Went to local schools and received a law degree from Harvard University in 1917.
Entered the U.S. Army and became a lieutenant. In the army he was subjected to racial segregation, which perhaps created his lifelong violent enmity for the United States.
Returning to civil life, Albizu Campos became an advocate of Puerto Rican independence and spent several years in South America preaching that idea. In 1930 he was elected president of the Puerto Rican Nationalist Party, which had been formed two decades earlier. The party participated in the 1932 election, in which Albizu Campos was candidate for insular senator-at-large. However, the party received less than 10 percent of the total vote needed to make it a “legal” party.
Thereafter, under Albizu’s leadership, the Nationalists turned to personal terrorism. Their greatest “success” was the assassination of insular police chief, Colonel E. Francis Riggs, in February 1936. As a result, Albizu Campos and seven supporters were sentenced to federal prison, part of which sentence he spent in a hospital in New York City. He was finally released in December 1947.

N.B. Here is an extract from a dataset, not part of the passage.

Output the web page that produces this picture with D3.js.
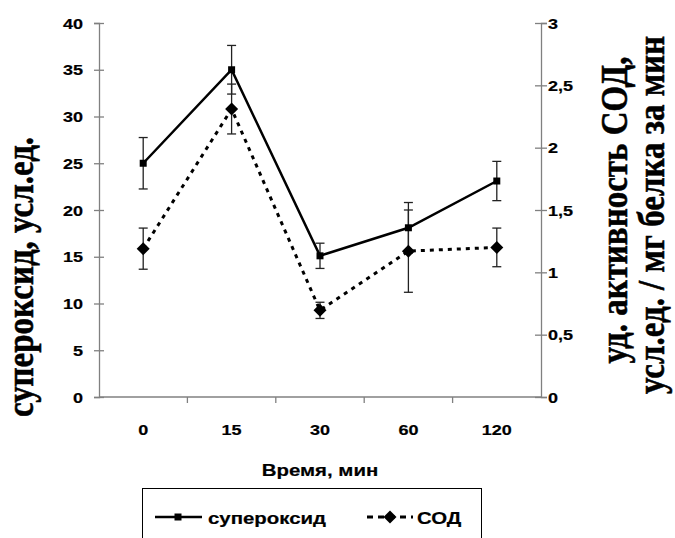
<!DOCTYPE html>
<html>
<head>
<meta charset="utf-8">
<script src="https://d3js.org/d3.v7.min.js"></script>
<style>
  body { margin: 0; background: #fff; }
  svg { display: block; }
</style>
</head>
<body>
<div id="chart"></div>
<script>
// data
const categories = ["0", "15", "30", "60", "120"];
const superoxide = [25, 35, 15.1, 18.1, 23.1];
const superoxideErr = [2.75, 2.6, 1.35, 2.7, 2.1];
const sod = [1.19, 2.31, 0.695, 1.17, 1.2];
const sodErr = [0.165, 0.2, 0.065, 0.33, 0.155];
const leftTicks = [0, 5, 10, 15, 20, 25, 30, 35, 40];
const rightTicks = [0, 0.5, 1, 1.5, 2, 2.5, 3];

const width = 675, height = 538;
const plot = { left: 99, right: 541, top: 23, bottom: 397 };
const stretch = 1.2;   // text in the reference is drawn wide
const sans = "'Liberation Sans', Arial, sans-serif";
const serif = "'Liberation Serif', 'Times New Roman', serif";

const svg = d3.select("#chart").append("svg")
  .attr("width", width)
  .attr("height", height);

const x = d3.scaleBand().domain(categories).range([plot.left, plot.right]);
const yL = d3.scaleLinear().domain([0, 40]).range([plot.bottom, plot.top]);
const yR = d3.scaleLinear().domain([0, 3]).range([plot.bottom, plot.top]);
const cx = d => x(d) + x.bandwidth() / 2;

function label(g, px, py, str, size, anchor) {
  return g.append("text")
    .attr("transform", `translate(${px},${py}) scale(${stretch},1)`)
    .attr("text-anchor", anchor || "middle")
    .style("font-family", sans)
    .style("font-weight", "bold")
    .style("font-size", size + "px")
    .attr("fill", "#000")
    .attr("stroke", "#000")
    .attr("stroke-width", 0.2)
    .text(str);
}

const axisColor = "#808080";

// left axis
const gl = svg.append("g").attr("transform", `translate(${plot.left},0)`);
gl.call(d3.axisLeft(yL).tickValues(leftTicks).tickSize(5).tickFormat(""));
gl.selectAll(".tick line").attr("x2", 5).attr("x1", -5);
gl.selectAll("path, line").attr("stroke", axisColor).attr("stroke-width", 1.3);
leftTicks.forEach(t => label(svg, 83, yL(t) + 5.5, String(t), 15, "end"));

// right axis
const gr = svg.append("g").attr("transform", `translate(${plot.right},0)`);
gr.call(d3.axisRight(yR).tickValues(rightTicks).tickSize(6).tickFormat(""));
gr.selectAll(".tick line").attr("x1", -6).attr("x2", 6);
gr.selectAll("path, line").attr("stroke", axisColor).attr("stroke-width", 1.3);
rightTicks.forEach(t => label(svg, 548, yR(t) + 5.5, String(t).replace(".", ","), 15, "start"));

// bottom axis: ticks between categories
const gb = svg.append("g");
gb.append("line")
  .attr("x1", plot.left).attr("x2", plot.right)
  .attr("y1", plot.bottom).attr("y2", plot.bottom)
  .attr("stroke", axisColor).attr("stroke-width", 1.3);
gb.selectAll("line.tk")
  .data(categories.slice(1))
  .enter().append("line")
  .attr("class", "tk")
  .attr("x1", d => x(d)).attr("x2", d => x(d))
  .attr("y1", plot.bottom).attr("y2", plot.bottom + 6)
  .attr("stroke", axisColor).attr("stroke-width", 1.3);
categories.forEach(c => label(svg, cx(c), 435, c, 15));

// axis titles
label(svg, 320, 476, "Время, мин", 17);

function title(px, py, str) {
  svg.append("text")
    .attr("transform", `translate(${px},${py}) rotate(-90) scale(1,1.12)`)
    .attr("text-anchor", "middle")
    .style("font-family", serif)
    .style("font-weight", "bold")
    .style("font-size", "33px")
    .attr("fill", "#000")
    .attr("stroke", "#000")
    .attr("stroke-width", 0.5)
    .text(str);
}
title(33, 277, "супероксид, усл.ед.");
title(627, 210, "уд. активность СОД,");
title(664, 215, "усл.ед. / мг белка за мин");

// error bars
function errorBars(vals, errs, y) {
  const g = svg.append("g").attr("stroke", "#222").attr("stroke-width", 1.3);
  categories.forEach((c, i) => {
    const top = y(vals[i] + errs[i]), bot = y(vals[i] - errs[i]);
    g.append("line").attr("x1", cx(c)).attr("x2", cx(c)).attr("y1", top).attr("y2", bot);
    g.append("line").attr("x1", cx(c) - 4.5).attr("x2", cx(c) + 4.5).attr("y1", top).attr("y2", top);
    g.append("line").attr("x1", cx(c) - 4.5).attr("x2", cx(c) + 4.5).attr("y1", bot).attr("y2", bot);
  });
}
errorBars(sod, sodErr, yR);
errorBars(superoxide, superoxideErr, yL);

const diamond = "M0,-6.5L6.5,0L0,6.5L-6.5,0Z";
const square = d3.symbol().type(d3.symbolSquare).size(49)();

// SOD line (dashed)
svg.append("path")
  .datum(sod)
  .attr("fill", "none")
  .attr("stroke", "#000")
  .attr("stroke-width", 3)
  .attr("stroke-dasharray", "4,5")
  .attr("d", d3.line().x((d, i) => cx(categories[i])).y(d => yR(d)));
svg.selectAll("path.sodpt")
  .data(sod)
  .enter().append("path")
  .attr("class", "sodpt")
  .attr("transform", (d, i) => `translate(${cx(categories[i])},${yR(d)})`)
  .attr("d", diamond)
  .attr("fill", "#000");

// superoxide line (solid)
svg.append("path")
  .datum(superoxide)
  .attr("fill", "none")
  .attr("stroke", "#000")
  .attr("stroke-width", 2.5)
  .attr("d", d3.line().x((d, i) => cx(categories[i])).y(d => yL(d)));
svg.selectAll("path.supt")
  .data(superoxide)
  .enter().append("path")
  .attr("class", "supt")
  .attr("transform", (d, i) => `translate(${cx(categories[i])},${yL(d)})`)
  .attr("d", square)
  .attr("fill", "#000");

// legend
const lg = svg.append("g");
lg.append("rect")
  .attr("x", 142.5).attr("y", 488.5)
  .attr("width", 339).attr("height", 80)
  .attr("fill", "#fff").attr("stroke", "#000").attr("stroke-width", 1);
lg.append("line").attr("x1", 155).attr("x2", 202).attr("y1", 517).attr("y2", 517)
  .attr("stroke", "#000").attr("stroke-width", 2.5);
lg.append("path").attr("transform", "translate(178,517)").attr("d", square).attr("fill", "#000");
label(lg, 208, 524, "супероксид", 17, "start");
lg.append("line").attr("x1", 367).attr("x2", 413).attr("y1", 517).attr("y2", 517)
  .attr("stroke", "#000").attr("stroke-width", 3).attr("stroke-dasharray", "6,5");
lg.append("path").attr("transform", "translate(390,517)").attr("d", diamond).attr("fill", "#000");
label(lg, 417, 524, "СОД", 17, "start");
</script>
</body>
</html>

The Nationalists’ attempts to murder President Harry Truman and Puerto Rican Governor Luiz Muñoz Marín in 1950 resulted in Albizu Campos again being given a jail sentence, this time in Puerto Rico. He was pardoned by Governor Muñoz Marín in 1953. However, when the Nationalists made an armed attack on the U.S. Congress in March 1954, Albiza was jailed once again. He was once more pardoned by Governor Muñoz Marín in November 1964.